Grieving and Rejoicing
By Margaret Benefiel
On Good Friday, no one anticipated Easter. The disciples, in shock and grief, hid away in fear. Neither the disciples nor Jesus’s enemies expected resurrection.
And then the resurrection came. Unbelievable. How could this be? Still in shock and grief, the disciples weren’t ready. Even after Jesus appeared to the disciples, they kept hiding in fear.
In the weeks following Easter, Christians observe “Eastertide,” a time of living into the resurrection. So far, in the biblical stories read in churches the last couple of Sundays, the disciples aren’t doing too well at manifesting resurrection reality. In one story, we find them locked away in a room out of fear. In another, they are walking along the road and don’t even recognize the resurrected Jesus when he starts walking and talking with them.
What keeps the disciples afraid? What makes them blind? Why do they keep slipping back into a mentality of fear and disbelief even after Jesus appeared to them?
Perhaps they felt blindsided. Already reeling from the crucifixion, still taking that in, they weren’t ready for the resurrection. Dreams shattered, hopes dashed with the crucifixion, they felt betrayed. They had believed Jesus was the Messiah, about to deliver them from the cruelty of the Roman occupation. And then they witnessed the crucifixion.
Now this. Could they trust the resurrection? Their hurting hearts and confused minds struggled to make sense of it all. How could this be? Was Jesus a ghost? Perhaps they inwardly questioned: “Are you kidding me?” “Are you toying with us, Jesus?” “I won’t be tricked again.” “Fool me once, shame on you. . .”

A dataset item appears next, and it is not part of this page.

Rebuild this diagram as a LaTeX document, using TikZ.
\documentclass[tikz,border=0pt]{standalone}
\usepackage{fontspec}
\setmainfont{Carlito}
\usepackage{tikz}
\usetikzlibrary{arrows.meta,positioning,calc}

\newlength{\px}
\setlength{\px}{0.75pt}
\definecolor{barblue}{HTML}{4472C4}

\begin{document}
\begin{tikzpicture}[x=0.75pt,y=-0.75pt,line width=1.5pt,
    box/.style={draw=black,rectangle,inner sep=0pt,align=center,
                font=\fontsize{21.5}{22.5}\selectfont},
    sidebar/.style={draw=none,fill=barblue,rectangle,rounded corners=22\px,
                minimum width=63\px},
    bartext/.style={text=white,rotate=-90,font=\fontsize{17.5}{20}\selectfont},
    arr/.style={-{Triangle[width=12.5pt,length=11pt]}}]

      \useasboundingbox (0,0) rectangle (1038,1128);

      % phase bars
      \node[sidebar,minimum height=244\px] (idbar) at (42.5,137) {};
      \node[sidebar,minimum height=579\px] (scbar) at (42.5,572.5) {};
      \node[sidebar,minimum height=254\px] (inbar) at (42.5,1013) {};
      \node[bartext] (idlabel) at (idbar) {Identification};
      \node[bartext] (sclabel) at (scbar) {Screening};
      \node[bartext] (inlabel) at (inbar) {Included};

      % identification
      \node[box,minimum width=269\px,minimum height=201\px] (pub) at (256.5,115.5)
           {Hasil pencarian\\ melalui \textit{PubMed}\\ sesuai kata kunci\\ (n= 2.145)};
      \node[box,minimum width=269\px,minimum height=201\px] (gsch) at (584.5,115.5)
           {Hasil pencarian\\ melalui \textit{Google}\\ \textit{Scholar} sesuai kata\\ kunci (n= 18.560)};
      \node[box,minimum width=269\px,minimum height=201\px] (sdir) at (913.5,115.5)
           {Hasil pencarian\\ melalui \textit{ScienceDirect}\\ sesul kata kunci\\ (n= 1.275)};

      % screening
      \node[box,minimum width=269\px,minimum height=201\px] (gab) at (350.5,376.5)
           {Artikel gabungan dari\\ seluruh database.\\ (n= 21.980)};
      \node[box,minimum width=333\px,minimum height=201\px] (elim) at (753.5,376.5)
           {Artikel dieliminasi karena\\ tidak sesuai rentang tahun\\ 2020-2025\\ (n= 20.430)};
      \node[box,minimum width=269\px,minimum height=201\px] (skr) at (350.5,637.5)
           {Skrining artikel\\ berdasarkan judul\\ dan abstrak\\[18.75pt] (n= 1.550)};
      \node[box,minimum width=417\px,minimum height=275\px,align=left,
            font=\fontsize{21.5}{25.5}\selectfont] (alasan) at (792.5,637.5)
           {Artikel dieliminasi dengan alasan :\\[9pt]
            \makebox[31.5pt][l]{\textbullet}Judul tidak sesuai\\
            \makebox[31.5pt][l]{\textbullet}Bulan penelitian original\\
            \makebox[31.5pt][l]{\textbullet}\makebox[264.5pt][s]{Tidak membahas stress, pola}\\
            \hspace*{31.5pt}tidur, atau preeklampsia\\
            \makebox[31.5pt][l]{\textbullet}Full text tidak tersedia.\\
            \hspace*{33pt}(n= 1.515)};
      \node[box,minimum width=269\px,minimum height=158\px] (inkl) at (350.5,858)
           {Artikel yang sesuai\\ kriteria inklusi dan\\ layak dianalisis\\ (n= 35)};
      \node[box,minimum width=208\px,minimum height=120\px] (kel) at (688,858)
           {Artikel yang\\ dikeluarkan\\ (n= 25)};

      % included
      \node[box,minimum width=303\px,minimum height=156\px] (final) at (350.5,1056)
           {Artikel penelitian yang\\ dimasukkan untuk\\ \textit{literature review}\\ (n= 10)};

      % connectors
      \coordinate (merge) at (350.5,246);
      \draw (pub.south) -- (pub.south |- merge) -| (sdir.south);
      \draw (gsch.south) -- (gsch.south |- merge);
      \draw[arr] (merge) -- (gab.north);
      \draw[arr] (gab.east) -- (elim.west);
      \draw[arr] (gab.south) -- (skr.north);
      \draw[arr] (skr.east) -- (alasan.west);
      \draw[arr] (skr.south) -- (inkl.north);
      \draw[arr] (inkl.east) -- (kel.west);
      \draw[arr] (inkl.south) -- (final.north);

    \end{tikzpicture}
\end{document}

Perhaps they tried to shut out the pain by retreating into reason. They tried to make logical sense of all that had transpired. And of course they couldn’t. The events defied rational explanation.
In this season of Eastertide as I observe the disciples, I’ve been reflecting on death and resurrection at Shalem, the organization I serve as executive director. We have been living with grief as we feel the impact of the cancellation of two pilgrimages and a major program, losing over 10% of our annual income. Furthermore, we feel the loss of being together in person as a staff, the loss of hugs and walks and good food together, the loss of staying at retreat centers in beautiful natural settings.

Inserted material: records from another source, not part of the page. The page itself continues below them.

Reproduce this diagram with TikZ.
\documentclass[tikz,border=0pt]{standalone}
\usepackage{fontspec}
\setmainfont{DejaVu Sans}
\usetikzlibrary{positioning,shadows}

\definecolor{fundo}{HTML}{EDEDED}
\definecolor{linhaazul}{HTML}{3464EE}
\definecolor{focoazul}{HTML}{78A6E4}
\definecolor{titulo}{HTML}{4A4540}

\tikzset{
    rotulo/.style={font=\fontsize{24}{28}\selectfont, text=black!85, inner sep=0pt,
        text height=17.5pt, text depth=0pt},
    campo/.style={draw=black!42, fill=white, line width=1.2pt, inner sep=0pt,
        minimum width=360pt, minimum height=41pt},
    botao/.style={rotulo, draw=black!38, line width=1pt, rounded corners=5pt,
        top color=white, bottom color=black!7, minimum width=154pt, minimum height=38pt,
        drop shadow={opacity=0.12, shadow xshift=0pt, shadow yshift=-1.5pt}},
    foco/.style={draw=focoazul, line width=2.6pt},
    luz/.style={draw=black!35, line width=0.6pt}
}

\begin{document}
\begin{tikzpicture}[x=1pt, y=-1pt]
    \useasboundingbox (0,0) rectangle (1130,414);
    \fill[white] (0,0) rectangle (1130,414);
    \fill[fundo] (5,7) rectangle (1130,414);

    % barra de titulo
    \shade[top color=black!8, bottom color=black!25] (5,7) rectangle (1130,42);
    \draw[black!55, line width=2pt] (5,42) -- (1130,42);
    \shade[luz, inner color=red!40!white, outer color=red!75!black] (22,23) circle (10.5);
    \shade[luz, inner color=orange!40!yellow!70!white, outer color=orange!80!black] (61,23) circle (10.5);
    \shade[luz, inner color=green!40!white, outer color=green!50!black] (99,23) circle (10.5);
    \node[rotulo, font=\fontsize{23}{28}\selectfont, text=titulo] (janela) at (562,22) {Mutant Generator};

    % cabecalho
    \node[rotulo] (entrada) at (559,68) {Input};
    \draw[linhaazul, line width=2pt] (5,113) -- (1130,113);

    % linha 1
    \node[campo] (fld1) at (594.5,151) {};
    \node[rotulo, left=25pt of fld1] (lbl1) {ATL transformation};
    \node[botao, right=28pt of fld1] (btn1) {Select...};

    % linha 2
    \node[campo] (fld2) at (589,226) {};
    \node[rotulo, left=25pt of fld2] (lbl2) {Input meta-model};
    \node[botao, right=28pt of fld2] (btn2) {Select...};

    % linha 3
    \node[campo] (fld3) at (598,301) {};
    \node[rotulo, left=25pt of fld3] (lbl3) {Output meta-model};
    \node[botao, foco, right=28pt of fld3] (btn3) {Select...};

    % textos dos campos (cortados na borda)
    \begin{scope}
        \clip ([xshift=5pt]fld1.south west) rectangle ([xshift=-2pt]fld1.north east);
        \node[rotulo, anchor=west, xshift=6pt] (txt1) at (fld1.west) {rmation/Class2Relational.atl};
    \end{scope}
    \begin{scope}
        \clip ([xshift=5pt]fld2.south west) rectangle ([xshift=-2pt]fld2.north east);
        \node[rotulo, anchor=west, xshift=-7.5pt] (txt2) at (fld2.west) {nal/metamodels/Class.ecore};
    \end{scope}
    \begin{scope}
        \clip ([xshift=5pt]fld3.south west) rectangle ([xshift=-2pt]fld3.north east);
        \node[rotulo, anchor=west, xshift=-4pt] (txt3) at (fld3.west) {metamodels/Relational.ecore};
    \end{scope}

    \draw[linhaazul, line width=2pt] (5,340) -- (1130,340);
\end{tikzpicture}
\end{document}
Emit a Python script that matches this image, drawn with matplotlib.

At the same time, we see resurrection and new life. We both grieve and welcome new life at the same time. When the leadership team for our Group Spiritual Direction program creatively re-envisioned the program, interest quadrupled. Our Young Adult Life and Leadership program also grew when the new format was announced. Over 60 have registered so far for our online clergy retreat. As other program leadership teams wrestle with loss while also listening for the new life that is emerging, they also experience grief and resurrection together. A wave of sadness washes over us when something reminds us of the in-person experience we won’t have this year. Then a wave of joy comes when creative juices flow and we see the potential for new life and energy in our re-envisioned program. Then the waves get all mixed up together, many emotions roiling around inside of us all at once.
Like the disciples, we are living in a time of experiencing death and resurrection together. Like the disciples we feel grief and hope, sadness and joy, anger and healing, sometimes in waves, sometimes all at the same time. Let us be gentle with ourselves and with one another as we go through the grieving process while also learning to live in resurrection.